La porte s’ouvre, la fonctionnaire canadienne entre pendant que je m’engouffre avec Wolfgang sur la plateforme et descends tout de go l’escalier.
Bon, faut reconnaitre que la première bouffée d’air est rafraichissante…
la deuxième aussi, à la troisieme, nous nous regardons avec Wolfgang: qu’est-ce qu’il fait froid!!!!! Comment fait la dame? Elle a un truc?
Bon, maintenant que nous sommes dehors, on décide d’aller regarde ces sondes, il doit y en avoir pour 5 minutes maximum. On ne va se dégonfler hein?

Mais là, piteusement, après moins d’1 minute d’exposition, frigorifiée, je remonte lâchement dans l’avion me couvrir de la tête au pied, et sur ce coup là, je ne négligerai plus rien. Masque de ski, masque néoprène, cagoule, bonnet, capuche, triple couche, sous gants, gants, doubles paire de chaussettes… Je ressemble désormais à un mutant placé entre le bonhomme Michelin et l’astronaute. Je redescends, la buée de ma propre respiration se fixe sur mon masque et gèle immédiatement… la moindre expiration et je n’y vois plus rien pas pratique. Me voilà doublement handicapée car mes lunettes de vues, à l’intérieur du masque de ski se couvrent également de givre des deux cotés, du simple fait de la vapeur dégagée par mon visage et je n’y vois plus rien. Maintenant, après avoir gratté ls deux faces de mes lunettes et mon masque, je travaille en apnée… toutes les 30 secondes, je lève vite fait mon masque en fermant les yeux (la cornée gèle…) pour expirer… ça promet…

dégrivrage des ailes de l’avion avant chaque départ
Le 1er jour sur place se passe et les tests avec. On s’adapte un peu au froid. Les conditions sont quelques peu rustiques.
Les tests se font tant bien que mal. Je découvre les opérations par temps froid, si différentes de ce que j’en connais sous des latitudes plus usuelles…
pour mettre en oeuvre le moteur, il faut le chauffer: Cela est fait en mettant en oeuvre ce que j’ai fini par appeler des « seches cheveux geants »
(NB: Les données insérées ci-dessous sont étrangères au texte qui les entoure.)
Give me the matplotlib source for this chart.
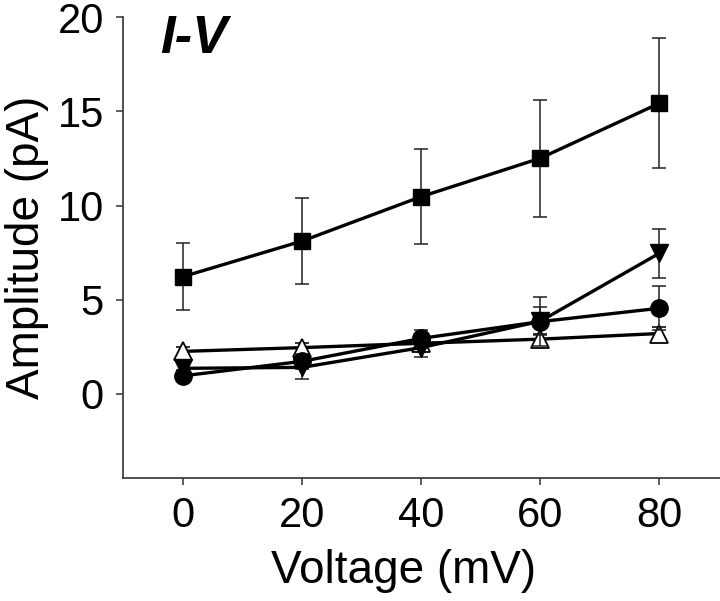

qui soufflent de l’air chaud sur le moteur pendant… suffisamment de temps (1 heure peut être?)
Il n’est pas aisé de decrire comment par – 40°C, le froid est …froid.
Voyez vous la différence entre 20 degres au printemps et 0 degres en hiver? Eh bien, imaginez qu’a partir de ces 0 degres d’hiver vous descendez encore de 20 degres, puis, encore une fois, vous perdez 20 degres avec chaque fois, cette même difference qu’entre notre été et notre hiver. On pourrait penser que -20, -30 ou – 40 c’est pareil, ce n’est pas vrai, chaque degré se sent.
A -20°C, à chaque inspiration, on sent un peu de givre à l’intérieur des narines.
A -30°C, un bout de peau dehors et on a l’impression que ça brûle.
A -40°C… quand en plus il y a du vent… Par exemple, dans les jeux d’enfants que nous avons lancés, nous avons mis une bouteille d’eau minérale de 50cl dehors, juste pour voir en combien de temps l’eau dans la bouteille gèlerait… Dites un chiffre voir… Moins de 30 secondes. Nos congélateurs sont des petits rigolos à coté.
Tant qu’à raconter des anecdotes: j’ai vu un inuit pêcher, comme dans les dessins animés: si, si, il avait fait un trou dans la glace et avait péché un poisson, bien vivant: le pêcheur a décroché le poisson et l’a mis dans la remorque accrochée à son motoneige (bon, à la différence des dessins animés, ceux que j’ai vu ne font plus ça en traineau à chiens) et vous l’avez deviné, le poisson frétillé d’un seul coup de queue puis s’est immobilisé, gelé…
Ce n’est pas tout: Ensuite, le pêcheur est rentré chez lui, et devinez ce qu’il a fait? Il a mis le poisson …dans le frigo!!! pour qu’il dégèle sans doute, ah ah ah! Je me demande s’ils ont des congélateurs dans leurs maisons…
Oui, c’est un autre monde.
La vue de l’avion dans cet environnement hostile témoigne de cet univers atypique.